This is Texas Originals. From Humanities Texas, for the advancement of heritage, culture, and education.
Folklorist and oral history pioneer Mody Boatright was no stranger to the tall tale. Raised in a West Texas ranching family in the early twentieth century, he was descended from pioneers, cattlemen, and merchants. He grew up immersed in stories of the Texas frontier.
Boatright served in World War I and earned his bachelor's degree from what is now West Texas A&M University. In 1922, he arrived at The University of Texas, where he ultimately earned his Ph.D. With the exception of one year in El Paso, Boatwright taught in Austin until his retirement in 1968.
In 1934, Boatright published his first book, Tall Tales from Texas Cow Camps, which gathered stories from his childhood and from his many students who were also raised on ranches.
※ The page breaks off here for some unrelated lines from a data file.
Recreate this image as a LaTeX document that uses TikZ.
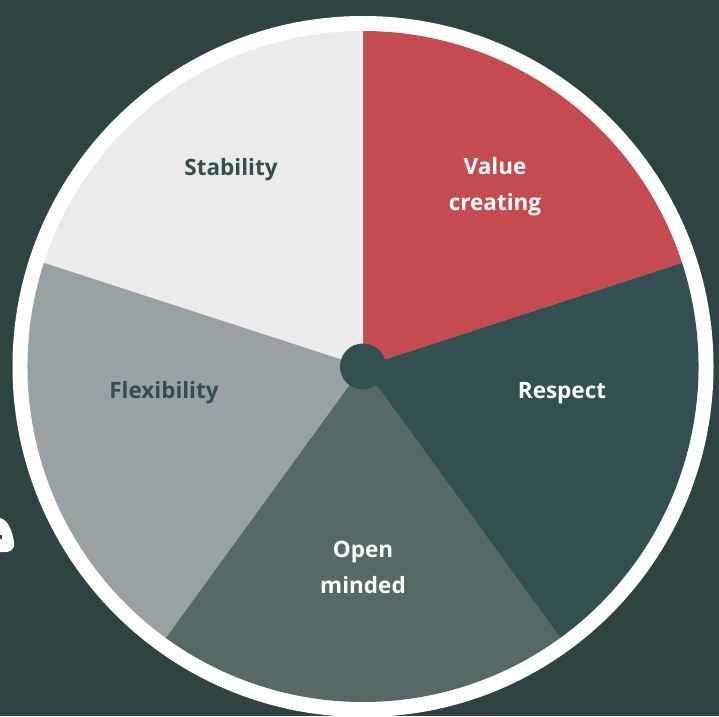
\documentclass[tikz,border=0pt]{standalone}
\usepackage{fontspec}
\setmainfont{Open Sans}
\definecolor{bgcol}{HTML}{2E4442}
\definecolor{valuecol}{HTML}{C64B50}
\definecolor{respectcol}{HTML}{344F4F}
\definecolor{opencol}{HTML}{576967}
\definecolor{flexcol}{HTML}{98A2A5}
\definecolor{stabcol}{HTML}{EBEBEB}
\definecolor{darktext}{HTML}{33504F}
\tikzset{
  label/.style={font=\fontsize{22.5}{36}\selectfont\bfseries, align=center, inner sep=0pt},
  lightlabel/.style={label, text=white},
  darklabel/.style={label, text=darktext}
}
\begin{document}
\begin{tikzpicture}[x=1pt,y=1pt]
      \fill[bgcol] (0,0) rectangle (719,716);
      \useasboundingbox (0,0) rectangle (719,716);
      \coordinate (c) at (363,349.5);
      % white rim
      \fill[white] (c) circle[radius=350.5pt];
      % slices
      \fill[valuecol] (c) -- ++(18:335.5pt) arc[start angle=18, end angle=90, radius=335.5pt] -- cycle;
      \fill[stabcol] (c) -- ++(90:335.5pt) arc[start angle=90, end angle=162, radius=335.5pt] -- cycle;
      \fill[flexcol] (c) -- ++(162:335.5pt) arc[start angle=162, end angle=234, radius=335.5pt] -- cycle;
      \fill[opencol] (c) -- ++(234:335.5pt) arc[start angle=234, end angle=306, radius=335.5pt] -- cycle;
      \fill[respectcol] (c) -- ++(306:335.5pt) arc[start angle=306, end angle=378, radius=335.5pt] -- cycle;
      % hub
      \fill[respectcol] (c) circle[radius=23pt];
      % cut-off shape at the left edge
      \fill[white] (0,198) .. controls (8,196) and (12,186) .. (14,174) .. controls (15,166) and (10,163) .. (0,164) -- cycle;
      \fill[bgcol] (0,177) rectangle (2,181);
      % labels
      \node[lightlabel] (value) at (495,529) {Value\\creating};
      \node[darklabel] (stability) at (231,546) {Stability};
      \node[darklabel] (flexibility) at (164,323) {Flexibility};
      \node[lightlabel] (open) at (363,149) {Open\\minded};
      \node[lightlabel] (respect) at (562,323) {Respect};
\end{tikzpicture}
\end{document}
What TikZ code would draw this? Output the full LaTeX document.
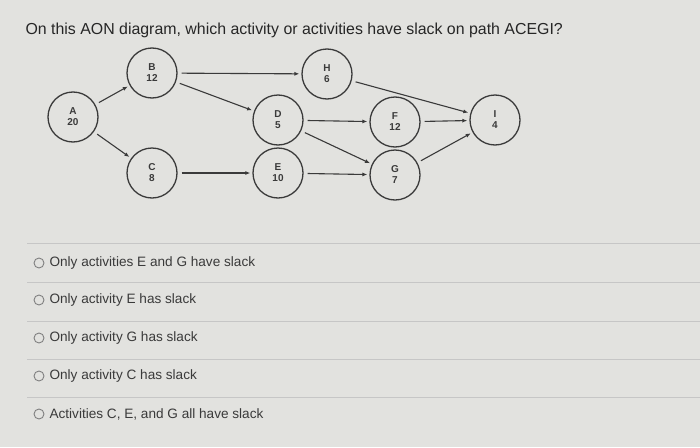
\documentclass[tikz,border=0pt]{standalone}
\usepackage{fontspec}
\setmainfont{Liberation Sans}
\usetikzlibrary{arrows.meta}
\definecolor{bg}{HTML}{E2E2DF}
\definecolor{ink}{HTML}{3A3A3A}
\begin{document}
\begin{tikzpicture}[x=1pt,y=-1pt,
  act/.style={circle,draw=ink,line width=1.3pt,minimum size=50pt,inner sep=0pt,align=center,font=\fontsize{10}{11}\selectfont\bfseries,text=ink},
  arr/.style={-{Latex[length=5pt,width=4pt]},draw=ink,line width=1.1pt,shorten <=4pt,shorten >=2pt},
  opt/.style={anchor=west,font=\fontsize{13.6}{15}\selectfont,text=ink},
  radio/.style={circle,draw=gray,line width=0.9pt,minimum size=10pt,inner sep=0pt},
  sep/.style={draw=gray!45,line width=0.8pt}]
\fill[bg] (0,0) rectangle (700,447);
\useasboundingbox (0,0) rectangle (700,447);
\node[anchor=west,font=\fontsize{15.9}{18}\selectfont,text=black!85] (title) at (22,30) {On this AON diagram, which activity or activities have slack on path ACEGI?};
\node[act] (A) at (73,117) {A\\20};
\node[act] (B) at (152,73) {B\\12};
\node[act] (C) at (152,173) {C\\8};
\node[act] (D) at (278,120) {D\\5};
\node[act] (E) at (278,173) {E\\10};
\node[act] (H) at (327,74) {H\\6};
\node[act] (F) at (395,122) {F\\12};
\node[act] (G) at (395,175) {G\\7};
\node[act] (I) at (495,120) {I\\4};
\draw[arr] (A) -- (B);
\draw[arr] (A) -- (C);
\draw[arr] (B) -- (H);
\draw[arr] (B) -- (D);
\draw[arr] (C) -- (E);
\draw[arr] (D) -- (F);
\draw[arr] (D) -- (G);
\draw[arr] (E) -- (G);
\draw[arr] (H) -- (I);
\draw[arr] (F) -- (I);
\draw[arr] (G) -- (I);
\foreach \y in {243,282,321,359,397} \draw[sep] (27,\y) -- (700,\y);
\node[radio] (r1) at (39,263) {}; \node[opt] (o1) at (46,263) {Only activities E and G have slack};
\node[radio] (r2) at (39,300) {}; \node[opt] (o2) at (46,300) {Only activity E has slack};
\node[radio] (r3) at (39,338) {}; \node[opt] (o3) at (46,338) {Only activity G has slack};
\node[radio] (r4) at (39,376) {}; \node[opt] (o4) at (46,376) {Only activity C has slack};
\node[radio] (r5) at (39,414) {}; \node[opt] (o5) at (46,414) {Activities C, E, and G all have slack};
\end{tikzpicture}
\end{document}
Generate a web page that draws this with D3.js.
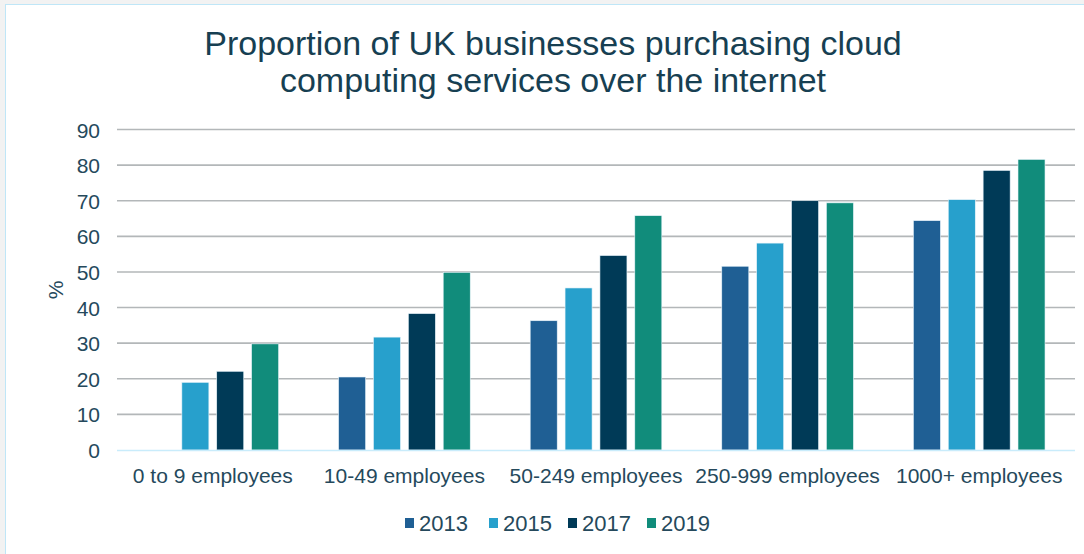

Boatwright also recorded the folklore of the Texas oilfields, presenting the hardworking drillers and roughnecks as the mythical figures of a new age in American industry.
Unlike other folklorists, who added literary flourishes to the tales they published, Boatright presented his stories in the unadorned voices of their original tellers.
Boatright was a fellow of the Texas Folklore Society and edited its annual publications. Following his death in 1970, his friend and colleague Américo Paredes described Boatright as "the most distinguished professional folklorist that Texas has produced."